Saturday, May 26, 2012

Power Play: Bullying

This morning I caught a segment on CNN about bullying. There wasn't much I hadn't heard before except a little tidbit on an increase in the number of girls who are doing the bullying.

The author being interviewed (Erik Fisher, "The Bully in Pigtails") posited that bullying was rooted in a power struggle, and as girls were being socialized/raised more these days to be powerful, they were becoming bullies more than they had before.

I worry that this can be twisted into an argument against parity. He didn't go there, but it's not that far of a leap for someone to say, "Well, the answer is to go back to raising our girls to be Little Miss Pretty Pants." Which means skirts.

Power as a factor in bullying -- and in shame that prevents kids from admitting that they are being bullied -- is likely part of the equation. But this seems too linear, and too critical of "power."

Kids should be raised to feel like they have something to contribute, that they have leadership qualities to exercise. The key is teaching them servant leadership: Good leaders equip and empower others.

So maybe it's not so much "power" but "strength." Socializing any boy or girl to feel confident that he or she could influence another person is not bad, as long as the pride and goals are rooted in something positive and beneficial to all involved.
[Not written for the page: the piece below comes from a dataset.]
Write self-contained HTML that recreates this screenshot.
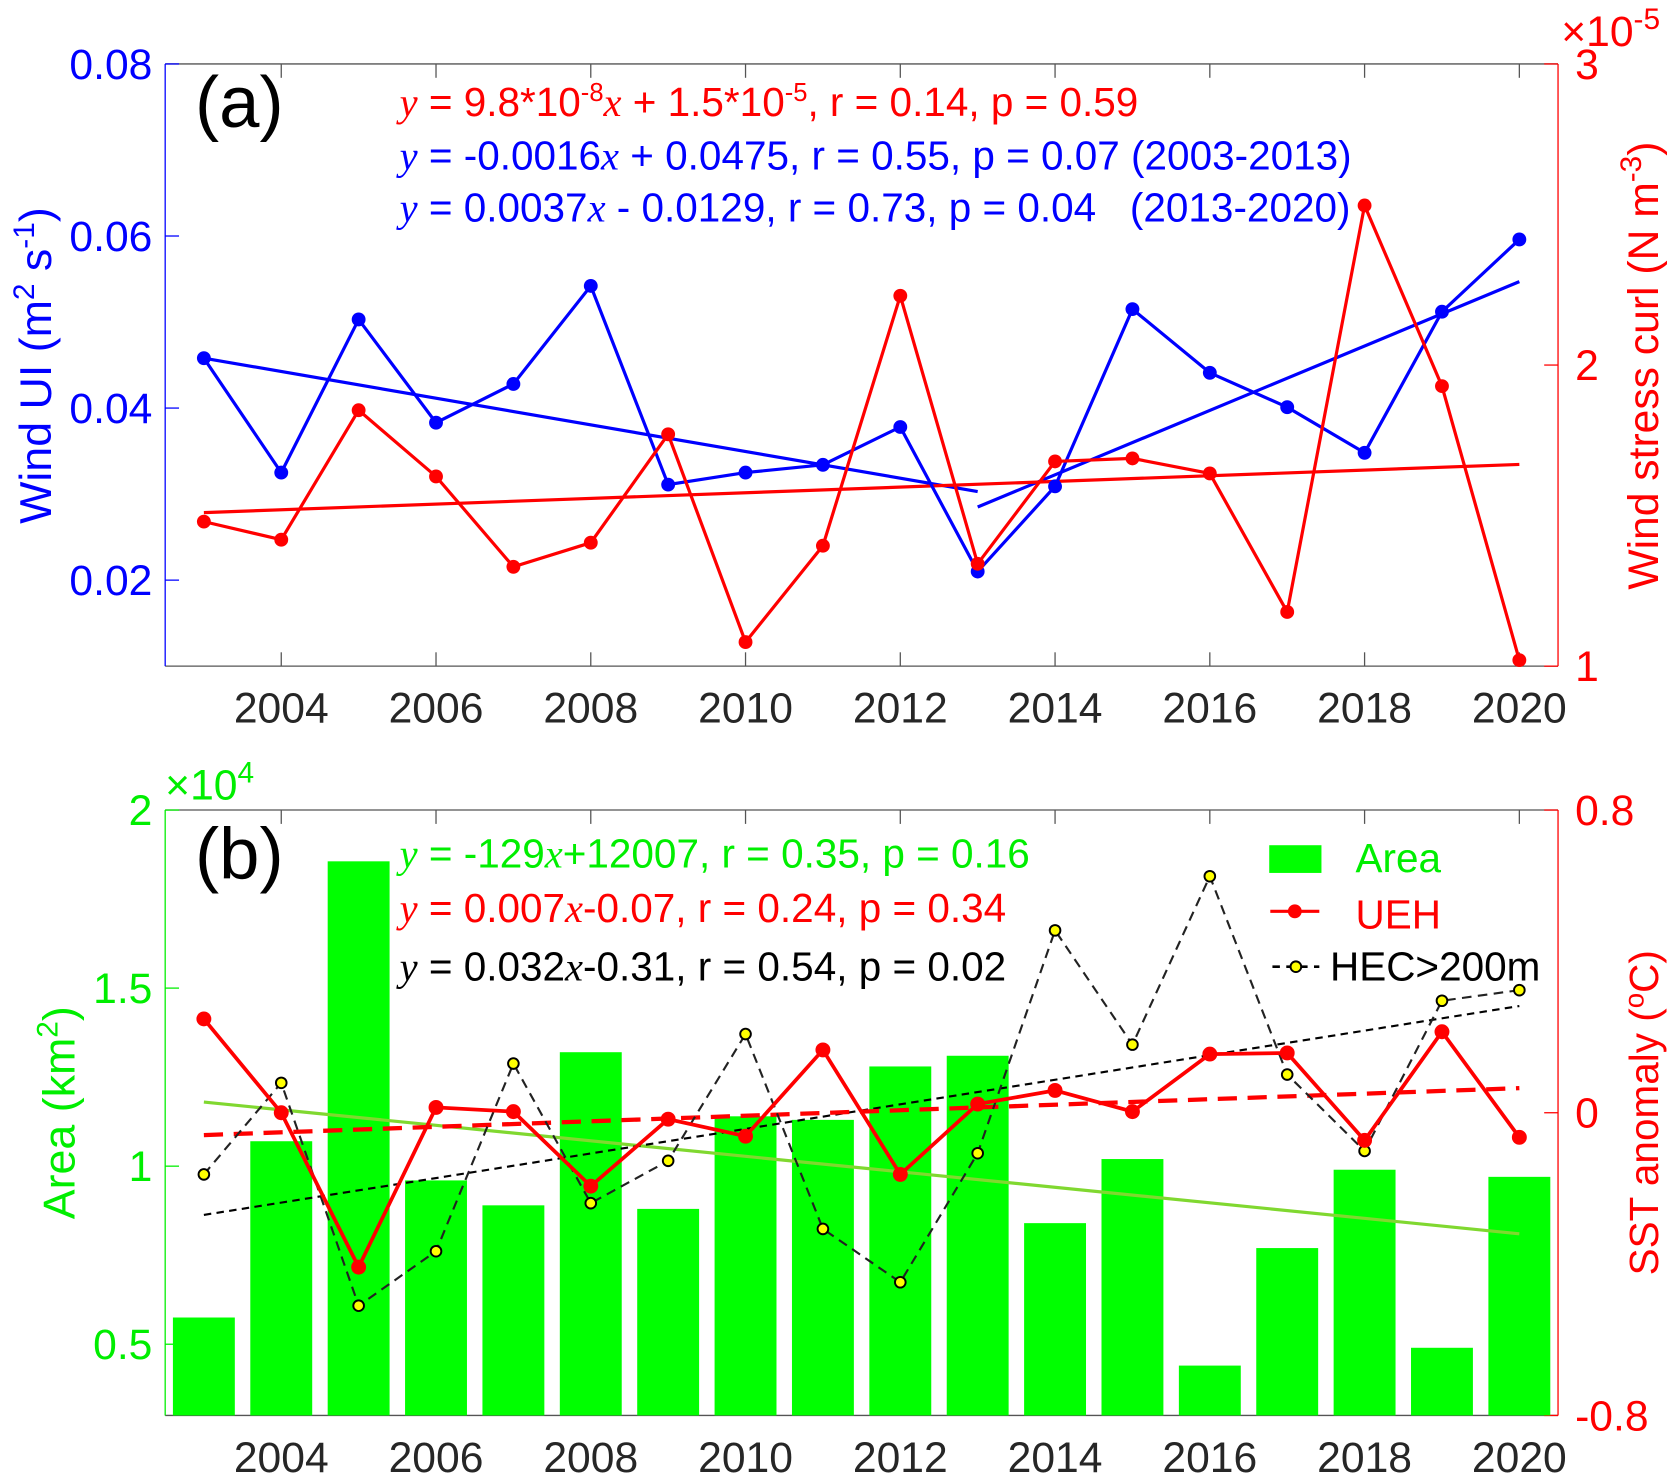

Child bullies often are suffering from someone else putting them down and continually draining them of their positive power. The old paradigm held that bullies often came from "bad" homes or families, broken in some social or economic way. But nowadays bullies come from all classes and backgrounds.

Somehow the kid bully from the "good family" seems even more heinous. Like she should know better, or be more generous with her resources, or have two parents who would notice the behavior and rectify it.

My newly developed theory, fresh off the griddle only this morning, is that maybe some of these bullies are yet another unfortunate consequence from helicopter or hover parenting.

Parents who spend so much of their energy fretting over every detail of their child's life are probably worn out by the time the kid hits adolescence. In desperation to reclaim some of their own adulthood, they may put their kids on autopilot and essentially stop paying any attention to them.

Adolescents are horrible creatures, but that's the time they need a parent's best time and energy. It's never going to go well for the parent and no one gets medals for it. But parental effort at this stage makes the difference between a tolerable kid and an asshole kid. And perhaps a bully kid.

A child who goes from being the center of a parent's world to being virtually ignored doesn't have the emotional toolbox to fix that herself. She is going to take that out on her peers, manifested in as unbalanced a power structure as her parents had established with her from her first toddling days.

Those are my thoughts on the matter this morning, anyway. And if you don't like it ... no, you won't get a knuckle sandwich from me. My parents had at least one eye on me during my adolescence.